__AIM OF THE TASK__: Only the lines from the top of the listing below to the line that has "plt.rcParams['mathtext.bf'] = 'Liberation" should be echoed, with both ends kept and pictures left out.

__DATA SEGMENT__:
-*-

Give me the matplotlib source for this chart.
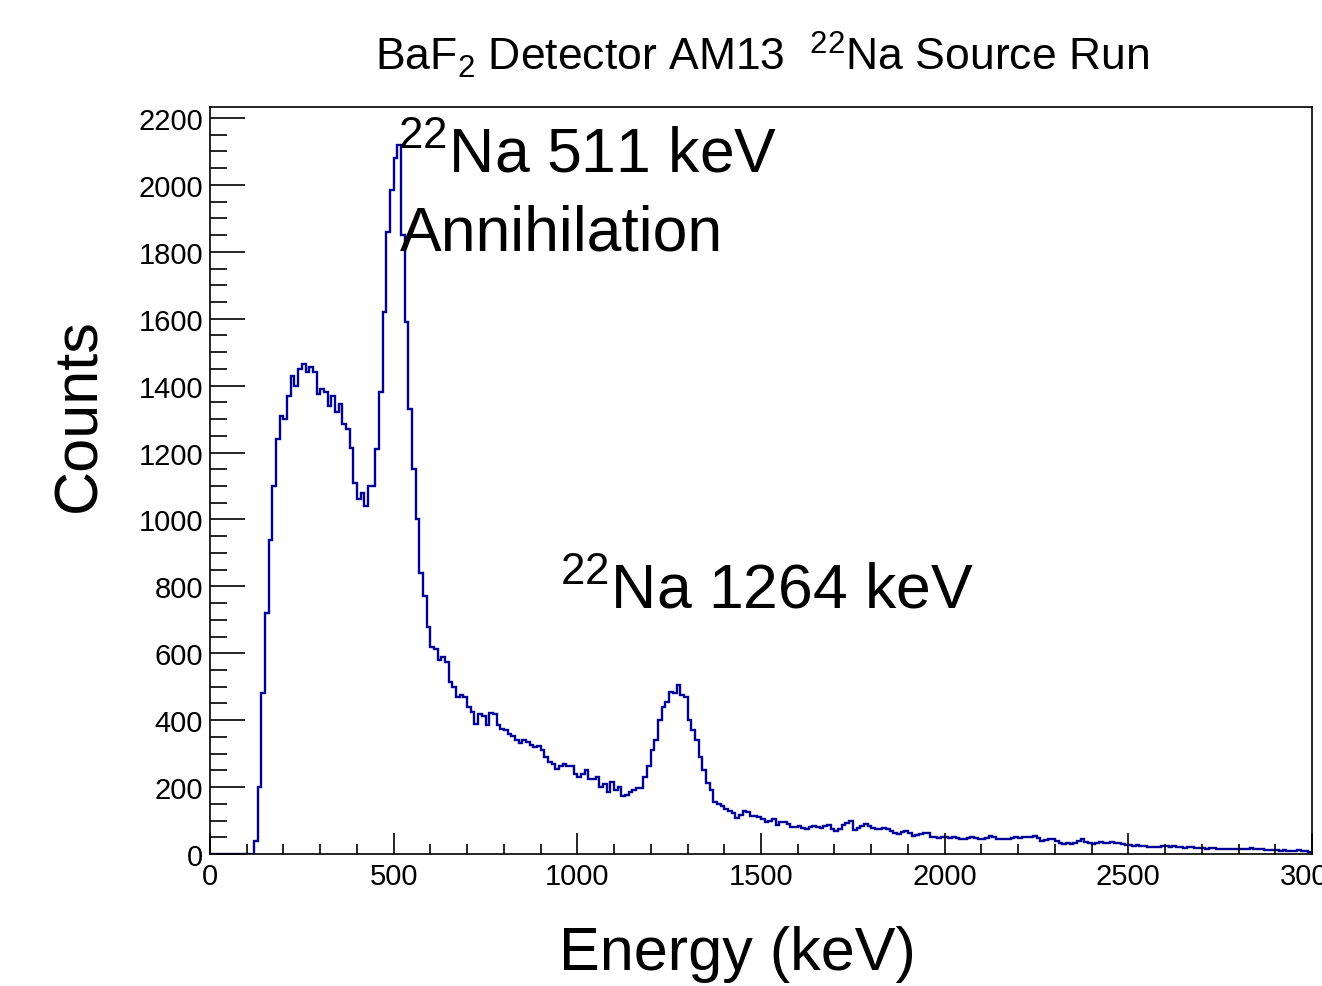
import numpy as np
import matplotlib
matplotlib.use("Agg")
import matplotlib.pyplot as plt
from matplotlib.ticker import MultipleLocator

plt.rcParams['font.family'] = ['Liberation Sans', 'DejaVu Sans']
plt.rcParams['mathtext.fontset'] = 'custom'
plt.rcParams['mathtext.rm'] = 'Liberation Sans'
plt.rcParams['mathtext.it'] = 'Liberation Sans'
plt.rcParams['mathtext.bf'] = 'Liberation Sans'

# ---- data: counts per 10 keV bin, 0 - 3000 keV ----
bin_width = 10
counts = [
    0, 0, 0, 0, 0, 0, 0, 0, 0, 0,
    0, 0, 40, 200, 480, 720, 940, 1100, 1240, 1310,
    1300, 1370, 1430, 1400, 1450, 1465, 1440, 1455, 1440, 1375,
    1390, 1380, 1340, 1370, 1320, 1345, 1285, 1270, 1215, 1110,
    1060, 1080, 1040, 1100, 1100, 1210, 1380, 1620, 1860, 1985,
    2080, 2120, 1850, 1590, 1330, 1150, 1000, 840, 770, 680,
    620, 612, 580, 588, 575, 515, 500, 470, 476, 470,
    440, 425, 390, 418, 412, 385, 420, 418, 385, 375,
    372, 360, 352, 340, 333, 340, 335, 325, 320, 322,
    310, 290, 276, 270, 255, 262, 268, 262, 262, 240,
    230, 240, 250, 225, 225, 230, 200, 210, 185, 215,
    192, 200, 172, 176, 184, 190, 198, 198, 230, 262,
    310, 340, 400, 438, 455, 483, 480, 505, 475, 470,
    400, 370, 340, 290, 250, 212, 190, 155, 150, 142,
    135, 128, 124, 108, 118, 130, 125, 115, 114, 112,
    105, 96, 100, 104, 88, 95, 95, 90, 82, 80,
    85, 78, 76, 80, 84, 80, 79, 84, 88, 76,
    70, 75, 86, 92, 98, 72, 78, 84, 90, 85,
    78, 76, 75, 78, 74, 68, 64, 60, 66, 70,
    62, 55, 58, 60, 64, 62, 52, 50, 48, 50,
    51, 49, 50, 47, 46, 45, 48, 50, 47, 46,
    45, 48, 55, 50, 46, 44, 46, 45, 47, 50,
    48, 50, 52, 50, 55, 48, 40, 42, 44, 45,
    38, 33, 30, 32, 30, 33, 38, 45, 36, 32,
    30, 34, 35, 34, 33, 35, 34, 32, 30, 28,
    26, 25, 26, 24, 25, 22, 20, 22, 21, 23,
    24, 22, 25, 21, 20, 19, 21, 20, 18, 19,
    17, 16, 18, 17, 16, 15, 16, 15, 14, 15,
    16, 15, 14, 17, 16, 14, 15, 13, 12, 12,
    11, 10, 11, 10, 9, 10, 11, 9, 8, 7,
]
x_min, x_max = 0, 3000
y_min, y_max = 0, 2233
x_ticks = [0, 500, 1000, 1500, 2000, 2500, 3000]
y_ticks = list(range(0, 2201, 200))

title = r"BaF$_2$ Detector AM13  $^{22}$Na Source Run"
xlabel = "Energy (keV)"
ylabel = "Counts"
annotations = [
    (r"$^{22}$Na 511 keV", 512, 2041),
    ("Annihilation", 517, 1808),
    (r"$^{22}$Na 1264 keV", 953, 738),
]

# ---- figure ----
fig = plt.figure(figsize=(13.22, 9.87), dpi=100)
ax = fig.add_axes([210/1322, 1-855/987, (1312-210)/1322, (855-108)/987])

edges = np.arange(len(counts) + 1) * bin_width
ax.stairs(counts, edges, color='#000099', lw=1.7, baseline=None)

ax.set_xlim(x_min, x_max)
ax.set_ylim(y_min, y_max)
ax.set_xticks(x_ticks)
ax.set_yticks(y_ticks)
ax.xaxis.set_minor_locator(MultipleLocator(100))
ax.yaxis.set_minor_locator(MultipleLocator(50))
ax.tick_params(axis='both', which='both', direction='in', top=False, right=False,
               width=1.2, colors='black')
ax.tick_params(axis='x', which='major', length=15, pad=6, labelsize=21)
ax.tick_params(axis='x', which='minor', length=7.5)
ax.tick_params(axis='y', which='major', length=25, pad=5, labelsize=21)
ax.tick_params(axis='y', which='minor', length=12)
for s in ax.spines.values():
    s.set_linewidth(1.2)

fig.text(762/1322, 1-55/987, title, ha='center', va='center', fontsize=32)
fig.text(737/1322, 1-955/987, xlabel, ha='center', va='center', fontsize=44)
fig.text(80/1322, 1-415/987, ylabel, ha='center', va='center', fontsize=44, rotation=90)

for txt, xv, yv in annotations:
    ax.text(xv, yv, txt, ha='left', va='baseline', fontsize=45)

fig.savefig("out.png", dpi=100)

-*-

__EXPECTED ANSWER__:
Give me the matplotlib source for this chart.
import numpy as np
import matplotlib
matplotlib.use("Agg")
import matplotlib.pyplot as plt
from matplotlib.ticker import MultipleLocator

plt.rcParams['font.family'] = ['Liberation Sans', 'DejaVu Sans']
plt.rcParams['mathtext.fontset'] = 'custom'
plt.rcParams['mathtext.rm'] = 'Liberation Sans'
plt.rcParams['mathtext.it'] = 'Liberation Sans'
plt.rcParams['mathtext.bf'] = 'Liberation Sans'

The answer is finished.